En français, pour ceux qui n'auraient complétement décrypté, la premère strophe de ma chanson picarde:
Avec de la pluie qui n'en finit pas de tomber
Puis une vieille recroquevillée au coin d'son feu
Qui conte, qui conte, et puis qui raconte son histoire
Avec des images et des mots qu'on n'comprend même plus
Pour celles et ceux qui aimeraient approfondir le sujet, un petit ouvrage vient de me passer dans les mains La Littérature de l'Oise en Langue Picarde, du 12ème siècle à nos jours.

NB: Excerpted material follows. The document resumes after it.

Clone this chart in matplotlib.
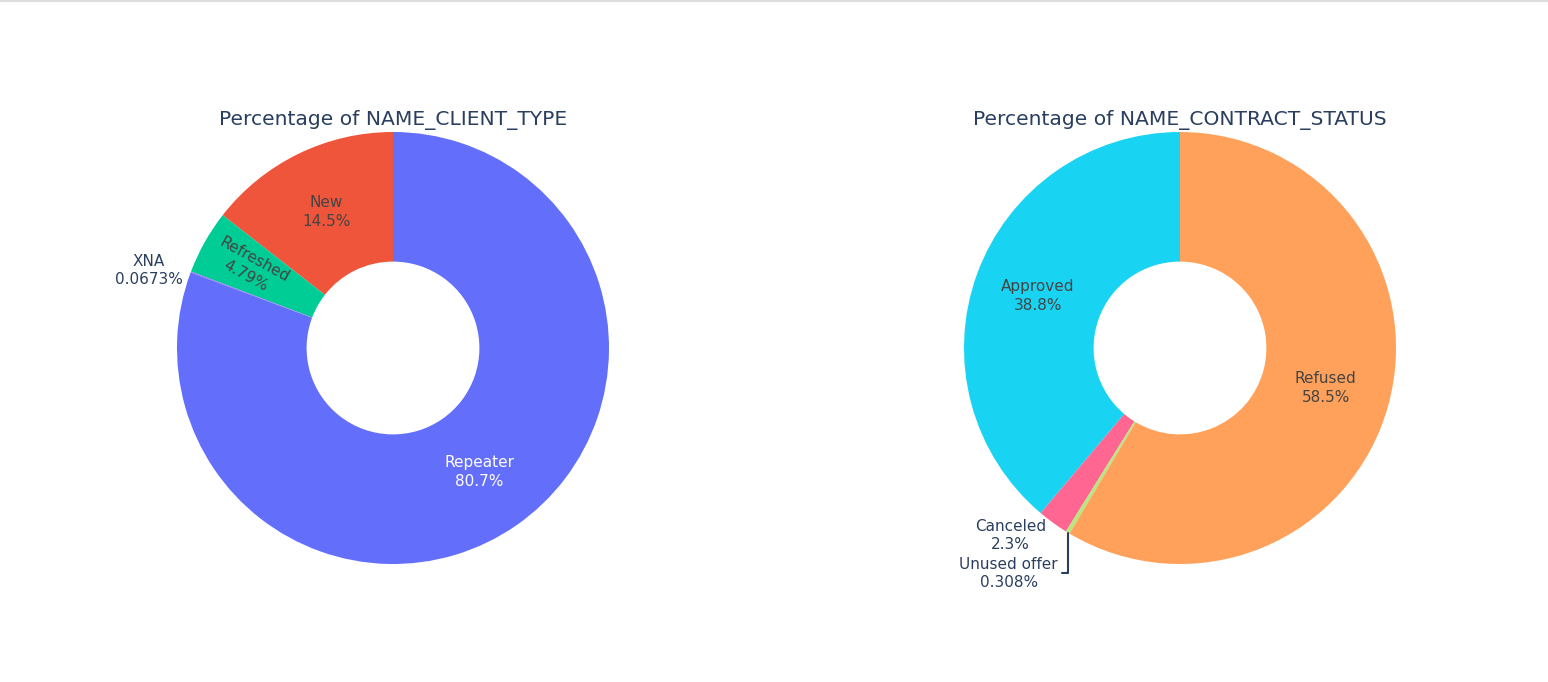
import numpy as np
import matplotlib
matplotlib.use('Agg')
import matplotlib.pyplot as plt
from matplotlib.lines import Line2D

# data in percent (counter-clockwise order from 12 o'clock, as in the picture)
client_labels = ['New', 'Refreshed', 'XNA', 'Repeater']
client_values = [14.46, 4.786, 0.0673, 80.6867]
client_colors = ['#EF553B', '#00CC96', '#AB63FA', '#636EFA']

status_labels = ['Approved', 'Canceled', 'Unused offer', 'Refused']
status_values = [38.84, 2.304, 0.308, 58.548]
status_colors = ['#19D3F3', '#FF6692', '#B6E880', '#FFA15A']

TITLE_COLOR = '#2a3f5f'
DARK_TEXT = '#444444'
W, H = 1548, 682
FS = 11
LS = 1.3


def draw_donut(ax, labels, values, colors, title, inside, outside):
    total = sum(values)
    wedges, _ = ax.pie(values, colors=colors, startangle=90, counterclock=True,
                       radius=1.0, wedgeprops=dict(width=0.6, linewidth=0))
    ax.set_xlim(-1, 1)
    ax.set_ylim(-1, 1)
    ax.text(0, 1.056, title, ha='center', va='center', fontsize=14.6,
            color=TITLE_COLOR, clip_on=False)
    for w, lab, val in zip(wedges, labels, values):
        mid = np.deg2rad((w.theta1 + w.theta2) / 2.0)
        txt = '{}\n{:.3g}%'.format(lab, 100.0 * val / total)
        if lab in inside:
            r, rot, col = inside[lab]
            ax.text(r * np.cos(mid), r * np.sin(mid), txt, ha='center', va='center',
                    rotation=rot, rotation_mode='anchor', fontsize=FS, color=col,
                    linespacing=LS, multialignment='center')
        elif lab in outside:
            off, va, line = outside[lab]
            xy = (np.cos(mid), np.sin(mid))
            kw = dict(xy=xy, xytext=off, textcoords='offset points', ha='right', va=va,
                      fontsize=FS, color=TITLE_COLOR, linespacing=LS,
                      multialignment='center', annotation_clip=False)
            if line:
                kw['arrowprops'] = dict(arrowstyle='-', color=TITLE_COLOR, lw=1.5,
                                        shrinkA=1, shrinkB=0, relpos=(1, 0.5),
                                        connectionstyle='angle,angleA=0,angleB=90,rad=0')
            ax.annotate(txt, **kw)


fig = plt.figure(figsize=(W / 100, H / 100), dpi=100)
fig.patch.set_facecolor('white')

R = 216
ax1 = fig.add_axes([(393 - R) / W, (H - 348 - R) / H, 2 * R / W, 2 * R / H])
ax2 = fig.add_axes([(1180 - R) / W, (H - 348 - R) / H, 2 * R / W, 2 * R / H])

draw_donut(ax1, client_labels, client_values, client_colors,
           'Percentage of NAME_CLIENT_TYPE',
           inside={'New': (0.7, 0, DARK_TEXT),
                   'Refreshed': (0.76, -29, DARK_TEXT),
                   'Repeater': (0.7, 0, 'white')},
           outside={'XNA': ((-6, 1), 'center', False)})

draw_donut(ax2, status_labels, status_values, status_colors,
           'Percentage of NAME_CONTRACT_STATUS',
           inside={'Approved': (0.7, 0, DARK_TEXT),
                   'Refused': (0.7, 0, DARK_TEXT)},
           outside={'Canceled': ((-5, 3), 'top', False),
                    'Unused offer': ((-7, -29.5), 'center', True)})

# thin grey border line at the top of the screenshot
fig.add_artist(Line2D([0, 1], [1 - 1.0 / H, 1 - 1.0 / H], color='#dddddd', lw=1.5,
                      transform=fig.transFigure))

fig.savefig('out.png', dpi=100, facecolor='white')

Ouvrage publié en 2005 par l'Office Culturel Régional de Picardie. L'auteur, François Beauvy, né à Sarcus, dans l'Oise, a toujours vécu dans le Beauvaisis et a découvert, enfant, Philéas Lebesgue, l'immense poète de La Neuville Vault, en Pays de Bray picard. En moins de 120 pages, François Beauvy retrace le parcours et le contexte des oeuvres d'une vingtaine d'écrivains picards de l'Oise. Il nous fait notamment découvrir Hélinand de Froidmont et Philippe de Remi, sire de Beaumanoir. La date de naissance Philippe de Remi n'est pas précisément connue, mais on sait qu'il est mort en 1265. Philippe de Remi est l'auteur de poèmes divers, de Fatrasies, de Jehan et Blonde et de la Manekine. Hélinand de Froidmont était, lui, l'ami de Philippe de Dreux, évêque de Beauvais, et d'Henri de Dreux, évêque d'Orléans. On sait de lui que, trouvère devenu, il se produit dans les théâtres, sur les places publiques, dans les écoles et à la cour du roi. Poète connu et admiré,il décide pourtant de tout quitter pour se retirer à l'abbaye cistercienne de Froidmont, à quinze kilomètres à l'est de Beauvais, en lisière de la forêt royale de Hez. Devenu moine, il reste silencieux pendant plusieurs années avant d'écrire Les Vers de la Mort. Long poème, composé de 1194 à 1197, que François Beauvy définit comme "l'oeuvre vigoureuse et exceptionnelle, d'un homme d'environ trente-cinq ans qui a choisi de vivre dans une abbaye cistercienne marquée par la réforme de saint Bernard". Hélinand de Froidmont vivra vieux pour son époque, au-delà de soixante ans, peut-être même jusqu'à presque soixante dix-ans. Il serait mort en 1237.